Given data:
· · · · · · ·

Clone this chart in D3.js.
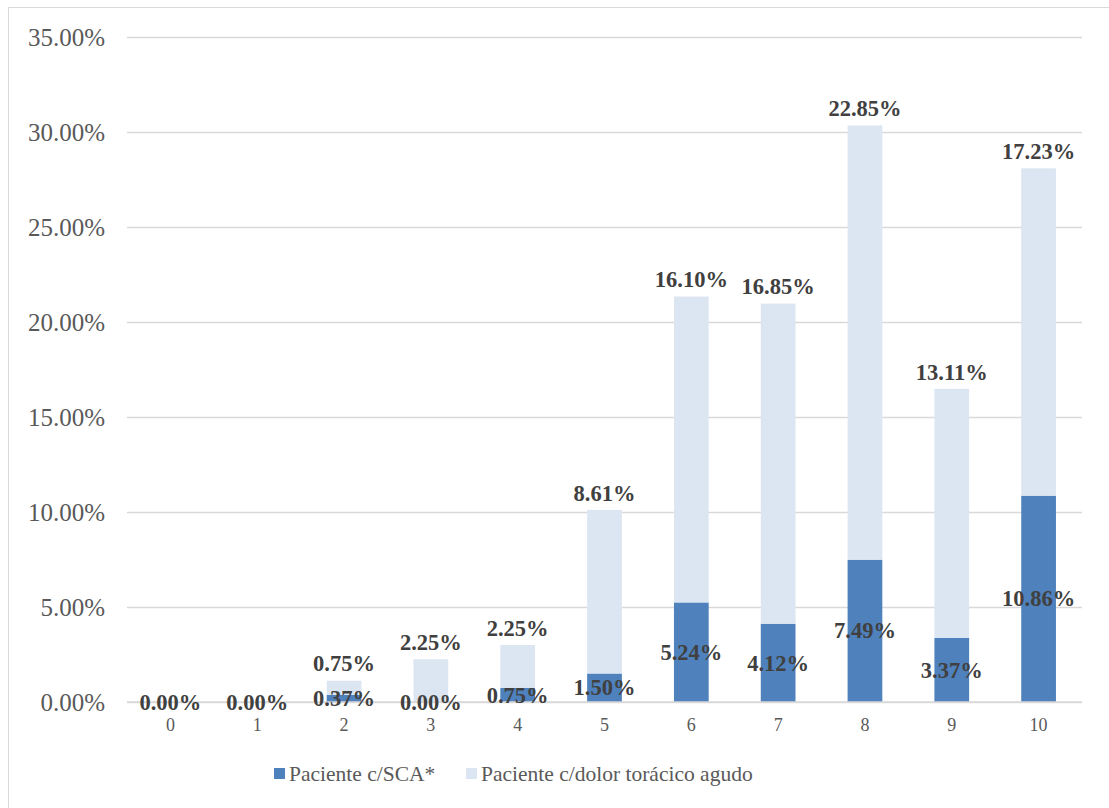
<!DOCTYPE html>
<html>
<head>
<meta charset="utf-8">
<script src="https://cdn.jsdelivr.net/npm/d3@7"></script>
<style>
  html, body { margin: 0; padding: 0; background: #fff; }
  svg { display: block; }
</style>
</head>
<body>
<svg id="chart" width="1109" height="808"></svg>
<script>
// Puntaje (0–10) y porcentaje de pacientes por grupo
const categories = ["0", "1", "2", "3", "4", "5", "6", "7", "8", "9", "10"];
const scaValues = [0.00, 0.00, 0.37, 0.00, 0.75, 1.50, 5.24, 4.12, 7.49, 3.37, 10.86];
const dolorValues = [0.00, 0.00, 0.75, 2.25, 2.25, 8.61, 16.10, 16.85, 22.85, 13.11, 17.23];
const yTicks = [0, 5, 10, 15, 20, 25, 30, 35];
const seriesNames = ["Paciente c/SCA*", "Paciente c/dolor torácico agudo"];

const colors = { sca: "#4f81bd", dolor: "#dce6f2", grid: "#d9d9d9", axisText: "#595959", label: "#404040" };
const serif = "'Liberation Serif', 'DejaVu Serif', serif";

const svg = d3.select("#chart");

// chart border (open to the right and bottom)
svg.append("rect")
  .attr("x", 8.5).attr("y", 7.5)
  .attr("width", 1120).attr("height", 820)
  .attr("fill", "none").attr("stroke", colors.grid).attr("stroke-width", 1);

const plot = { left: 127, right: 1082, top: 37, bottom: 702 };

const x = d3.scaleBand().domain(categories)
  .range([plot.left, plot.right])
  .paddingInner(0.6).paddingOuter(0.3);

const y = d3.scaleLinear().domain([0, 35]).range([plot.bottom, plot.top]);

// horizontal gridlines + y labels
const yAxis = d3.axisLeft(y)
  .tickValues(yTicks)
  .tickSize(-(plot.right - plot.left))
  .tickPadding(22)
  .tickFormat(d => d.toFixed(2) + "%");

const gy = svg.append("g")
  .attr("transform", `translate(${plot.left},0)`)
  .call(yAxis);
gy.select(".domain").remove();
gy.selectAll(".tick line").attr("stroke", colors.grid).attr("stroke-width", 1.5);
gy.selectAll(".tick text")
  .attr("fill", colors.axisText)
  .style("font-family", serif)
  .style("font-size", "25px");

// x axis labels
const xAxis = d3.axisBottom(x).tickSize(0).tickPadding(16);
const gx = svg.append("g")
  .attr("transform", `translate(0,${plot.bottom})`)
  .call(xAxis);
gx.select(".domain").remove();
gx.selectAll(".tick text")
  .attr("fill", colors.axisText)
  .style("font-family", serif)
  .style("font-size", "18px");

// stacked rows
const rows = categories.map((c, i) => ({ cat: c, sca: scaValues[i], dolor: dolorValues[i] }));
const stacked = d3.stack().keys(["sca", "dolor"])(rows);

const bars = svg.append("g");
stacked.forEach(layer => {
  bars.selectAll(null)
    .data(layer)
    .join("rect")
    .attr("x", d => x(d.data.cat))
    .attr("width", x.bandwidth())
    .attr("y", d => y(d[1]))
    .attr("height", d => y(d[0]) - y(d[1]))
    .attr("fill", layer.key === "sca" ? colors.sca : colors.dolor);
});

// zero baseline over bars
svg.append("line")
  .attr("x1", plot.left).attr("x2", plot.right)
  .attr("y1", y(0)).attr("y2", y(0))
  .attr("stroke", colors.grid).attr("stroke-width", 1.5);

// data labels
const labels = svg.append("g")
  .style("font-family", serif)
  .style("font-size", "22.5px")
  .style("font-weight", "bold")
  .attr("fill", colors.label)
  .attr("text-anchor", "middle");

// dark series: centred in its segment
labels.selectAll(null)
  .data(stacked[0])
  .join("text")
  .attr("x", d => x(d.data.cat) + x.bandwidth() / 2)
  .attr("y", d => (y(d[0]) + y(d[1])) / 2)
  .attr("dy", "0.34em")
  .text(d => d.data.sca.toFixed(2) + "%");

// light series: above the top of the stack
labels.selectAll(null)
  .data(stacked[1].filter(d => d.data.dolor > 0))
  .join("text")
  .attr("x", d => x(d.data.cat) + x.bandwidth() / 2)
  .attr("y", d => y(d[1]) - 17)
  .attr("dy", "0.34em")
  .text(d => d.data.dolor.toFixed(2) + "%");

// legend
const legend = svg.append("g");
const legendItems = [
  { name: seriesNames[0], color: colors.sca, x: 274 },
  { name: seriesNames[1], color: colors.dolor, x: 466 }
];
legendItems.forEach(it => {
  legend.append("rect")
    .attr("x", it.x).attr("y", 768)
    .attr("width", 11).attr("height", 11)
    .attr("fill", it.color);
  legend.append("text")
    .attr("x", it.x + 15).attr("y", 774)
    .attr("dy", "0.34em")
    .attr("fill", colors.axisText)
    .style("font-family", serif)
    .style("font-size", "21.5px")
    .text(it.name);
});
</script>
</body>
</html>
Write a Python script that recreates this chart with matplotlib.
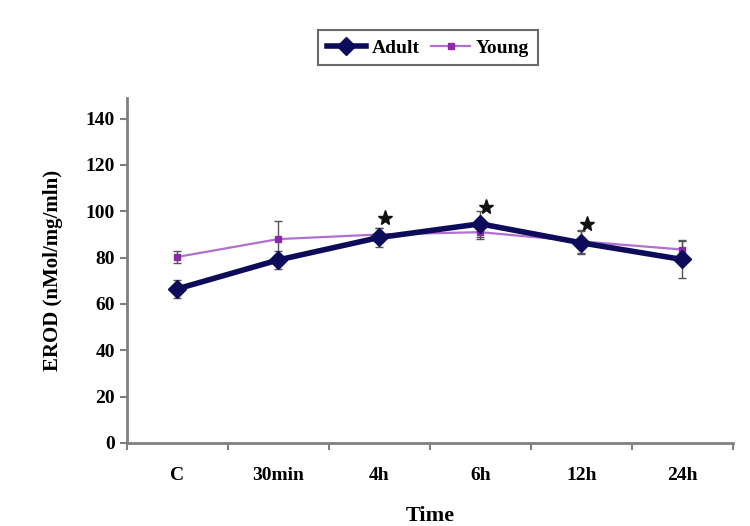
import numpy as np
import matplotlib.pyplot as plt

categories = ["C", "30min", "4h", "6h", "12h", "24h"]
adult = [66.5, 79, 88.7, 94.6, 86.4, 79.2]
adult_err = [4, 4, 4, 5.5, 5, 8]
young = [80.3, 88, 90, 91, 87, 83.5]
young_err = [2.5, 8, 3, 3, 5, 4]
star_idx = [2, 3, 4]
star_y = [97, 102, 94.5]

plt.rcParams['font.family'] = ['Liberation Serif', 'DejaVu Serif']
plt.rcParams['font.weight'] = 'bold'

fig = plt.figure(figsize=(7.5, 5.26), dpi=100)
ax = fig.add_axes([0.169, 0.158, 0.808, 0.656])

x = np.arange(len(categories))
ax.errorbar(x, young, yerr=young_err, fmt='none', ecolor='#555555', elinewidth=1, capsize=3, zorder=2)
ax.errorbar(x, adult, yerr=adult_err, fmt='none', ecolor='#555555', elinewidth=1, capsize=3, zorder=2)
ax.plot(x, adult, color='#0c0c5a', lw=4, marker='D', ms=9, label='Adult', zorder=4)
ax.plot(x, young, color='#b070d0', lw=1.6, marker='s', ms=5, mfc='#8a2aa8', mec='#8a2aa8', label='Young', zorder=3)

ax.plot(x[star_idx] + 0.06, star_y, ls='none', marker='*', ms=11, color='#111111', zorder=5)

ax.set_xlim(-0.5, len(categories) - 0.5)
ax.set_ylim(0, 149)
ax.set_yticks(np.arange(0, 141, 20))
ax.set_xticks(x)
ax.set_xticklabels(categories, fontsize=14, fontweight='bold')
ax.set_xticks(np.arange(-0.5, len(categories), 1), minor=True)
ax.tick_params(axis='x', which='major', length=0, pad=17)
ax.tick_params(axis='x', which='minor', length=5, width=1.5, color='#808080')
ax.tick_params(axis='y', length=5, width=1.5, color='#808080', labelsize=14)
for lbl in ax.get_yticklabels():
    lbl.set_fontweight('bold')

for s in ['top', 'right']:
    ax.spines[s].set_visible(False)
for s in ['left', 'bottom']:
    ax.spines[s].set_color('#808080')
    ax.spines[s].set_linewidth(2)

ax.set_xlabel('Time', fontsize=16, fontweight='bold', labelpad=16)
ax.set_ylabel('EROD (nMol/mg/mln)', fontsize=15, fontweight='bold', labelpad=16)

leg = fig.legend(loc='center', bbox_to_anchor=(0.571, 0.909), ncol=2, fontsize=14,
                 frameon=True, fancybox=False, edgecolor='#444444', handlelength=2.0,
                 columnspacing=0.6, handletextpad=0.3, borderpad=0.45)
leg.get_frame().set_linewidth(1.5)
for t in leg.get_texts():
    t.set_fontweight('bold')

fig.savefig('out.png', dpi=100)
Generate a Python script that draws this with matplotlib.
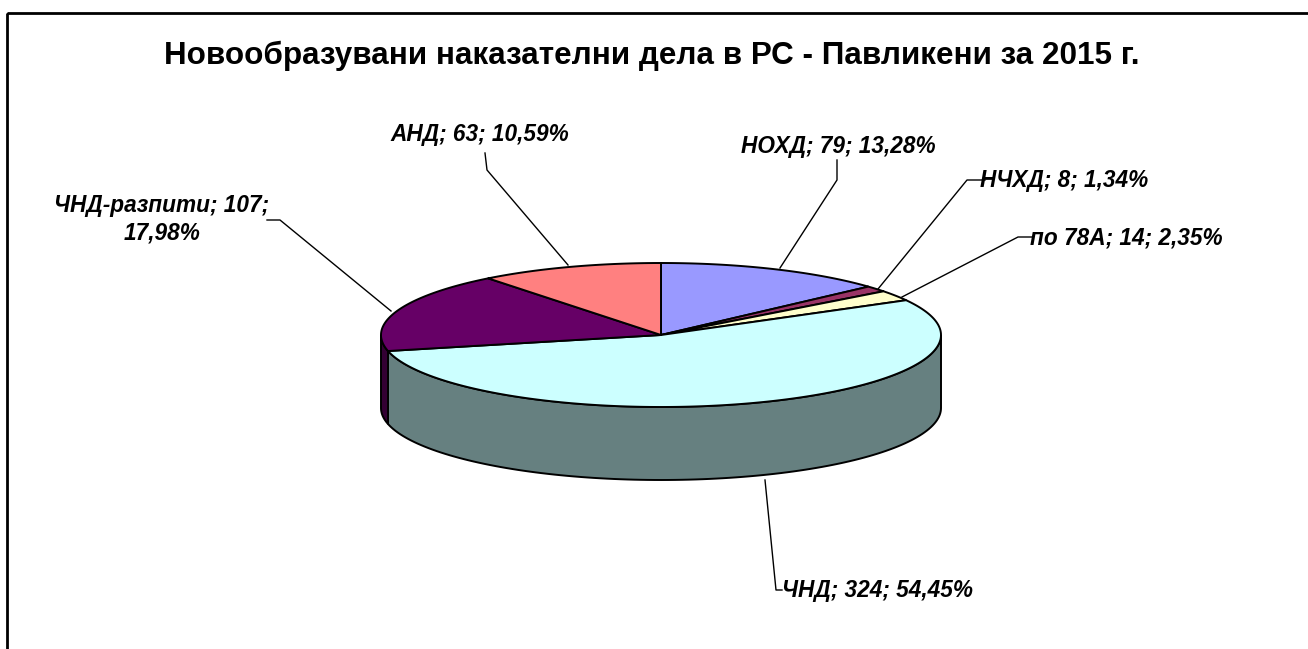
import numpy as np
import matplotlib
matplotlib.use("Agg")
import matplotlib.pyplot as plt
from matplotlib.patches import Polygon, Rectangle

# data
categories = ["НОХД", "НЧХД", "по 78А", "ЧНД", "ЧНД-разпити", "АНД"]
values = [79, 8, 14, 324, 107, 63]
percents = ["13,28%", "1,34%", "2,35%", "54,45%", "17,98%", "10,59%"]
top_colors = ["#9999FF", "#993366", "#FFFFCC", "#CCFFFF", "#660066", "#FF8080"]
side_colors = ["#4D4D80", "#4D1A33", "#808066", "#668080", "#330033", "#804040"]

title = "Новообразувани наказателни дела в РС - Павликени за 2015 г."

# label placement (pixel space), leader line ends
label_pos = [(838, 146), (1064, 181), (1126, 238), (877, 590), (162, 219), (480, 135)]
leader = [
    [(837, 160), (837, 180), (780, 268)],
    [(985, 180), (967, 180), (878, 289)],
    [(1032, 237), (1018, 237), (902, 297)],
    [(782, 590), (776, 590), (765, 480)],
    [(267, 220), (280, 220), (391, 311)],
    [(485, 153), (487, 170), (568, 265)],
]

W, H = 1308, 649
fig = plt.figure(figsize=(W / 100, H / 100), dpi=100)
ax = fig.add_axes([0, 0, 1, 1])
ax.set_xlim(0, W)
ax.set_ylim(H, 0)
ax.axis("off")

font = dict(family="Liberation Sans", weight="bold")

# frame
ax.add_patch(Rectangle((7, 13), W + 20, H + 20, fill=False, lw=2, ec="black"))

ax.text(652, 56, title, ha="center", va="center", fontsize=22.6, **font)

# pie geometry
cx, cy, rx, ry, depth = 661, 335, 280, 72, 73
total = sum(values)
bounds = np.concatenate([[0], np.cumsum(values)]) / total * 360.0


def pt(theta, dy=0.0):
    t = np.radians(theta)
    return cx + rx * np.sin(t), cy - ry * np.cos(t) + dy


# side walls (front half only: 90..270 deg clockwise from top)
for i in range(len(values)):
    a, b = max(bounds[i], 90), min(bounds[i + 1], 270)
    if b <= a:
        continue
    th = np.linspace(a, b, 120)
    top = [pt(t) for t in th]
    bot = [pt(t, depth) for t in th[::-1]]
    ax.add_patch(Polygon(top + bot, closed=True, fc=side_colors[i], ec="black", lw=1.4))

# top faces
for i in range(len(values)):
    th = np.linspace(bounds[i], bounds[i + 1], 200)
    verts = [(cx, cy)] + [pt(t) for t in th]
    ax.add_patch(Polygon(verts, closed=True, fc=top_colors[i], ec="black", lw=1.4, joinstyle="round"))

# labels
for i, name in enumerate(categories):
    txt = f"{name}; {values[i]}; {percents[i]}"
    if name == "ЧНД-разпити":
        txt = f"{name}; {values[i]};\n{percents[i]}"
    x, y = label_pos[i]
    ax.text(x, y, txt, ha="center", va="center", fontsize=16.3, style="italic",
            linespacing=1.23, **font)
    xs, ys = zip(*leader[i])
    ax.plot(xs, ys, color="black", lw=1.0)

fig.savefig("out.png", dpi=100)
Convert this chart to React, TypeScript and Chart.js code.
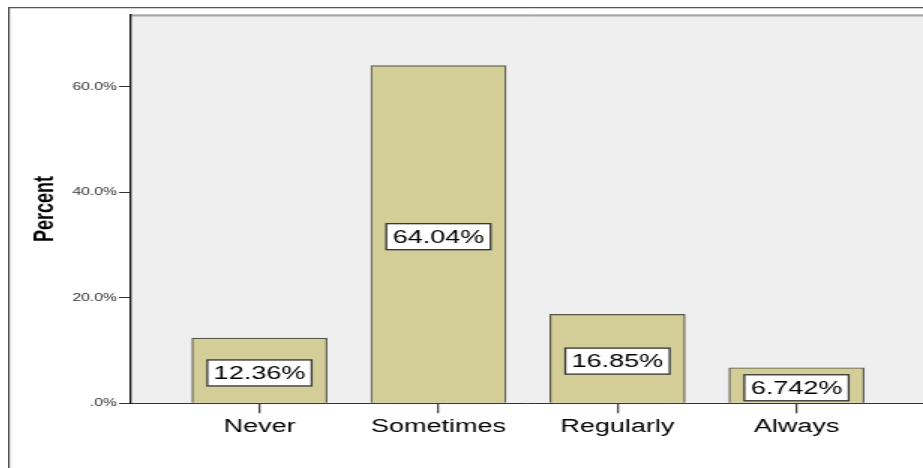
import React, { useEffect, useRef } from 'react';
import { Chart, registerables } from 'chart.js';

Chart.register(...registerables);

// ---- data ----
const categories = ['Never', 'Sometimes', 'Regularly', 'Always'];
const percents = [12.36, 64.04, 16.85, 6.742];
const yTickValues = [0, 20, 40, 60];
const yTickLabels = ['.0%', '20.0%', '40.0%', '60.0%'];
const yAxisTitle = 'Percent';

// ---- scale ranges ----
const yMax = 73.7;
const xMin = 0.2765;
const xMax = 4.7235;

// the original image is stretched horizontally; reproduce via CSS stretch
const STRETCH = 1.5;
const CSS_W = 930;
const CSS_H = 470;

const FONT = "'Liberation Sans', Arial, sans-serif";

const framePlugin = {
  id: 'frame',
  beforeDraw(chart: any) {
    const { ctx, chartArea, width, height } = chart;
    ctx.save();
    ctx.fillStyle = '#ffffff';
    ctx.fillRect(0, 0, width, height);
    // outer frame
    ctx.strokeStyle = '#555555';
    ctx.lineWidth = 1.2;
    ctx.beginPath();
    ctx.moveTo(0.6, height);
    ctx.lineTo(0.6, 0.6);
    ctx.lineTo(width, 0.6);
    ctx.stroke();
    // plot background
    ctx.fillStyle = '#efefef';
    ctx.fillRect(chartArea.left, chartArea.top, chartArea.right - chartArea.left, chartArea.bottom - chartArea.top);
    // plot top border (double line)
    ctx.strokeStyle = '#6a6a6a';
    ctx.lineWidth = 1;
    ctx.beginPath();
    ctx.moveTo(chartArea.left, chartArea.top + 0.5);
    ctx.lineTo(width, chartArea.top + 0.5);
    ctx.stroke();
    ctx.strokeStyle = '#b0b0b0';
    ctx.beginPath();
    ctx.moveTo(chartArea.left, chartArea.top + 1.5);
    ctx.lineTo(width, chartArea.top + 1.5);
    ctx.stroke();
    ctx.restore();
  },
  afterDatasetsDraw(chart: any) {
    const { ctx } = chart;
    const meta = chart.getDatasetMeta(0);
    ctx.save();
    ctx.font = `18px ${FONT}`;
    ctx.textAlign = 'center';
    ctx.textBaseline = 'middle';
    meta.data.forEach((bar: any, i: number) => {
      const text = percents[i].toPrecision(4) + '%';
      const cx = bar.x;
      const cy = (bar.y + bar.base) / 2 + 2.5;
      const tw = ctx.measureText(text).width;
      const bw = tw + 8.5;
      const bh = 26;
      ctx.fillStyle = '#ffffff';
      ctx.fillRect(cx - bw / 2, cy - bh / 2, bw, bh);
      ctx.strokeStyle = '#333333';
      ctx.lineWidth = 1.3;
      ctx.strokeRect(cx - bw / 2, cy - bh / 2, bw, bh);
      ctx.fillStyle = '#000000';
      ctx.fillText(text, cx, cy + 1);
    });
    ctx.restore();
  },
};

export default function App() {
  const ref = useRef<HTMLCanvasElement | null>(null);

  useEffect(() => {
    if (!ref.current) return;
    const chart = new Chart(ref.current, {
      type: 'bar',
      data: {
        datasets: [
          {
            label: yAxisTitle,
            data: percents.map((v, i) => ({ x: i + 1, y: v })),
            backgroundColor: '#d3cd98',
            borderColor: '#55554a',
            borderWidth: 1.2,
            borderSkipped: 'bottom',
            barThickness: 90,
          } as any,
        ],
      },
      options: {
        responsive: false,
        animation: false,
        devicePixelRatio: 1,
        layout: { padding: { top: 4.5, left: 0, right: 8, bottom: 0 } },
        plugins: {
          legend: { display: false },
          tooltip: { enabled: false },
        },
        scales: {
          x: {
            type: 'linear',
            min: xMin,
            max: xMax,
            offset: false,
            afterBuildTicks: (axis: any) => {
              axis.ticks = categories.map((_, i) => ({ value: i + 1 }));
            },
            afterFit: (axis: any) => {
              axis.height = 73.7;
            },
            grid: {
              display: true,
              offset: false,
              drawOnChartArea: false,
              drawTicks: true,
              tickLength: 10,
              color: '#444444',
              lineWidth: 1.3,
            },
            border: { display: true, color: '#333333', width: 1 },
            ticks: {
              autoSkip: false,
              maxRotation: 0,
              padding: 3,
              color: '#000000',
              font: { family: FONT, size: 18 },
              callback: (v: any) => categories[Math.round(Number(v)) - 1] ?? '',
            },
          },
          y: {
            type: 'linear',
            min: 0,
            max: yMax,
            afterBuildTicks: (axis: any) => {
              axis.ticks = yTickValues.map((v) => ({ value: v }));
            },
            afterFit: (axis: any) => {
              axis.width = 81.3;
            },
            grid: {
              display: true,
              offset: false,
              drawOnChartArea: false,
              drawTicks: true,
              tickLength: 7.3,
              color: '#333333',
            },
            border: { display: true, color: '#111111', width: 1.3 },
            ticks: {
              padding: 1.3,
              color: '#333333',
              font: { family: FONT, size: 10.5 },
              callback: (v: any) => {
                const idx = yTickValues.indexOf(Number(v));
                return idx >= 0 ? yTickLabels[idx] : '';
              },
            },
            title: {
              display: true,
              text: yAxisTitle,
              color: '#000000',
              font: { family: FONT, size: 18, weight: 'bold' },
              padding: { top: 14.5, bottom: 0 },
            },
          },
        },
      },
      plugins: [framePlugin],
    } as any);
    return () => chart.destroy();
  }, []);

  return (
    <div
      style={{
        position: 'fixed',
        left: 8,
        top: 7,
        width: 915,
        height: 461,
        overflow: 'hidden',
      }}
    >
      <canvas
        ref={ref}
        width={Math.round(CSS_W / STRETCH)}
        height={CSS_H}
        style={{ width: CSS_W + 'px', height: CSS_H + 'px', display: 'block' }}
      />
    </div>
  );
}
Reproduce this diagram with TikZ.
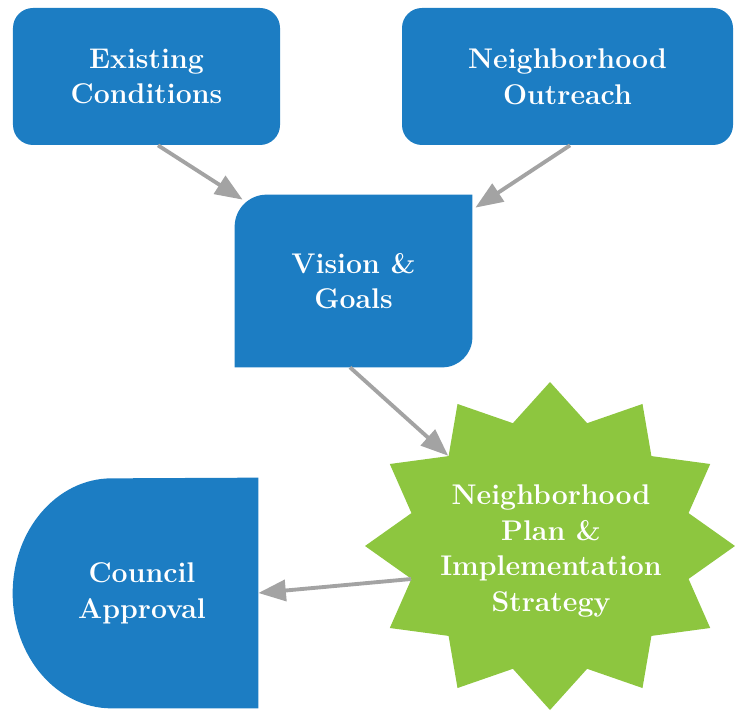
\documentclass[tikz,border=0pt]{standalone}
\usepackage{tikz}
\usetikzlibrary{shapes, arrows.meta, positioning, backgrounds}
\definecolor{plan_blue}{HTML}{1C7DC3}
\definecolor{plan_green}{HTML}{8DC63F}
\definecolor{arrow_gray}{HTML}{A3A3A3}
\tikzset{
    block/.style={rectangle, fill=plan_blue, rounded corners=0.4cm, text=white, align=center, font=\fontsize{16.2}{20.3}\selectfont\bfseries, minimum height=2.74cm},
    shapebox/.style={rectangle, text=white, align=center, font=\fontsize{16.2}{20.3}\selectfont\bfseries, inner sep=0},
    burst/.style={star, star points=12, star point ratio=1.29, fill=plan_green, minimum size=6.56cm, inner sep=0},
    arrow/.style={line width=2.2pt, draw=arrow_gray, -{Triangle[length=0.55cm, width=0.42cm]}}
}

\begin{document}
\begin{tikzpicture}
        \useasboundingbox (0, 0) rectangle (14.7, 14.2);

        \node (existing) [block, minimum width=5.34cm] at (2.93, 12.67) {Existing\\Conditions};
        \node (outreach) [block, minimum width=6.62cm] at (11.35, 12.67) {Neighborhood\\Outreach};
        \node (vision) [shapebox, minimum width=4.74cm, minimum height=3.44cm] at (7.07, 8.58) {Vision \&\\Goals};
        \node (burst) [burst, xscale=1.128] at (11.0, 3.28) {};
        \node (plan) [shapebox] at (11.02, 3.18) {Neighborhood\\Plan \&\\Implementation\\Strategy};
        \node (council) [shapebox, minimum width=4.64cm, minimum height=4.6cm] at (2.84, 2.34) {Council\\Approval};

        % Odd shapes behind the text
        \begin{pgfonlayer}{background}
            \fill[plan_blue] (vision.south west) -- ([yshift=-0.64cm]vision.north west) arc[start angle=180, end angle=90, radius=0.64cm] -- (vision.north east) -- ([yshift=0.6cm]vision.south east) arc[start angle=0, end angle=-90, radius=0.6cm] -- cycle;
            \fill[plan_blue] (council.north east) -- (council.south east) -- ([xshift=1.72cm]council.south west) arc[start angle=270, end angle=90, x radius=1.98cm, y radius=2.3cm] -- cycle;
        \end{pgfonlayer}

        % Connect steps
        \draw[arrow] ([xshift=0.23cm]existing.south) -- ([shift={(0.16,-0.1)}]vision.north west);
        \draw[arrow] ([xshift=0.05cm]outreach.south) -- ([shift={(0.06,-0.26)}]vision.north east);
        \draw[arrow] ([xshift=-0.07cm]vision.south) -- (burst.inner point 2);
        \draw[arrow] (burst.inner point 4) -- (council.east);

    \end{tikzpicture}
\end{document}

· · · · · · ·

Given task: Your task is to quote, unchanged, only the lines from the line bearing "Convert this chart" through the line bearing "const xMax = 4.7235;"; the pictures are not part of the copy.

Result of this task:
Convert this chart to React, TypeScript and Chart.js code.
import React, { useEffect, useRef } from 'react';
import { Chart, registerables } from 'chart.js';

Chart.register(...registerables);

// ---- data ----
const categories = ['Never', 'Sometimes', 'Regularly', 'Always'];
const percents = [12.36, 64.04, 16.85, 6.742];
const yTickValues = [0, 20, 40, 60];
const yTickLabels = ['.0%', '20.0%', '40.0%', '60.0%'];
const yAxisTitle = 'Percent';

// ---- scale ranges ----
const yMax = 73.7;
const xMin = 0.2765;
const xMax = 4.7235;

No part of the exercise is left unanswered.